I just got an invitation to write for an anthology with the cheeky, if self-contradicting, title of Goodbye Jesus, I'm Going Home to Mother. (Self-contradicting because, if you're really at home with her, why bother addressing yourself to him?) It is to be, I gather, a book of tales: “faith journeys” from Jesus to the Goddess.
(“Faith journey” is the polite name for “I've changed my mind.”)
Inveterate storyteller though I am, I don't (on my own recognizance) really have much of a tale to tell on that account. For me—Christian only by virtue of infant baptism—the story is one not so much of flight from as of journey to. I fell in love, and that was that. As for so many with whom I speak, my own coming to the Old Ways is a tale more of homecoming than departure.

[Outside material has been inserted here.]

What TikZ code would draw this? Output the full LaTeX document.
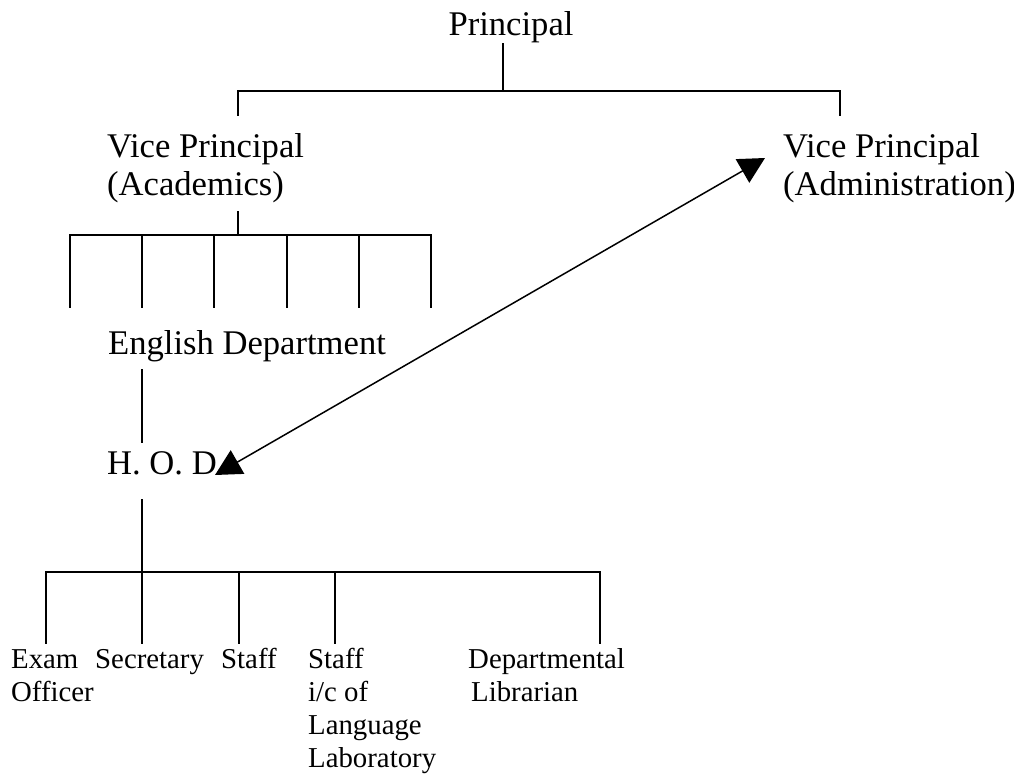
\documentclass[tikz,border=0pt]{standalone}
\usepackage{fontspec}
\setmainfont{Liberation Serif}
\usetikzlibrary{arrows.meta}
\newcommand{\bigf}{\fontsize{34.6}{38}\selectfont}
\newcommand{\smallf}{\fontsize{28.8}{33}\selectfont}
\newcommand{\lines}[1]{\begin{tabular}[t]{@{}l@{}}#1\end{tabular}}
\begin{document}
\begin{tikzpicture}[x=1pt,y=-1pt,
  big/.style={font=\bigf, inner sep=0pt, anchor=base west},
  small/.style={font=\smallf, inner sep=0pt, anchor=base west},
  tree/.style={line width=2pt, line cap=rect},
  link/.style={line width=1.5pt, {Triangle[length=26pt,width=27pt]}-{Triangle[length=26pt,width=27pt]}}]
\useasboundingbox (0,0) rectangle (1014,776);
% nodes
\node[big, anchor=base] (P) at (511,36) {Principal};
\node[big] (VPA) at (107,157) {\lines{Vice Principal\\(Academics)}};
\node[big] (VPD) at (783,157) {\lines{Vice Principal\\(Administration)}};
\node[big] (ED) at (108,354) {English Department};
\node[big] (HOD) at (107,474) {H. O. D};
\node[small] (EO) at (11,668) {\lines{Exam\\Officer}};
\node[small] (SE) at (95,668) {Secretary};
\node[small] (ST) at (221,668) {Staff};
\node[small] (SL) at (308,668) {\lines{Staff\\i/c of\\Language\\Laboratory}};
\node[small] (DL) at (468,668) {\lines{Departmental\\\hspace{3pt}Librarian}};
% junction coordinates
\coordinate (p0) at (503,44);
\coordinate (p1) at (503,91);
\coordinate (pl) at (238,91);
\coordinate (pr) at (840,91);
\coordinate (plt) at (238,115);
\coordinate (prt) at (840,115);
\coordinate (a0) at (238,212);
\coordinate (a1) at (238,235);
\coordinate (e0) at (142,370);
\coordinate (e1) at (142,442);
\coordinate (h0) at (142,500);
\coordinate (h1) at (142,572);
\coordinate (hl) at (46,572);
\coordinate (hr) at (600,572);
\coordinate (arrA) at (215,475);
\coordinate (arrB) at (765,158);
% Principal level
\draw[tree] (p0) -- (p1);
\draw[tree] (plt) -- (pl) -- (pr) -- (prt);
% Academics level
\draw[tree] (a0) -- (a1);
\draw[tree] (70,235) -- (431,235);
\foreach \x in {70,142,214,287,359,431}
  \draw[tree] (\x,235) -- (\x,307);
% English department to HOD
\draw[tree] (e0) -- (e1);
% HOD level
\draw[tree] (h0) -- (h1);
\draw[tree] (hl) -- (hr);
\foreach \x in {46,142,239,335,600}
  \draw[tree] (\x,572) -- (\x,643);
% double arrow
\draw[link] (arrA) -- (arrB);
\end{tikzpicture}
\end{document}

In those days, mind you, if you wanted the Lady, you had to quest for her. Thinking back, I'm reminded of Robert Graves' own trailblazing search:
It was a virtue not to stay: to go my headstrong and heroic way,
seeking her out at the volcano's head, among pack ice,
and where the track had faded beyond the cavern of the Seven Sleepers.
Her we sought everywhere, the Living Goddess—history, geography, folklore—and everywhere we found her. How not, since all life is a journey to her? From her we come, in her we live, to her we return. Indeed, there's nowhere else to go.
As for Jesus, I don't have much to say, except that—so far as I can tell—we know, and can know, very little about the historical Jesus of Nazareth, and that therefore all Jesuses—and one really does have to speak in the plural here—are essentially fictional characters. I can see little point in addressing him, not even to say good-bye. Return to sender, addressee deceased.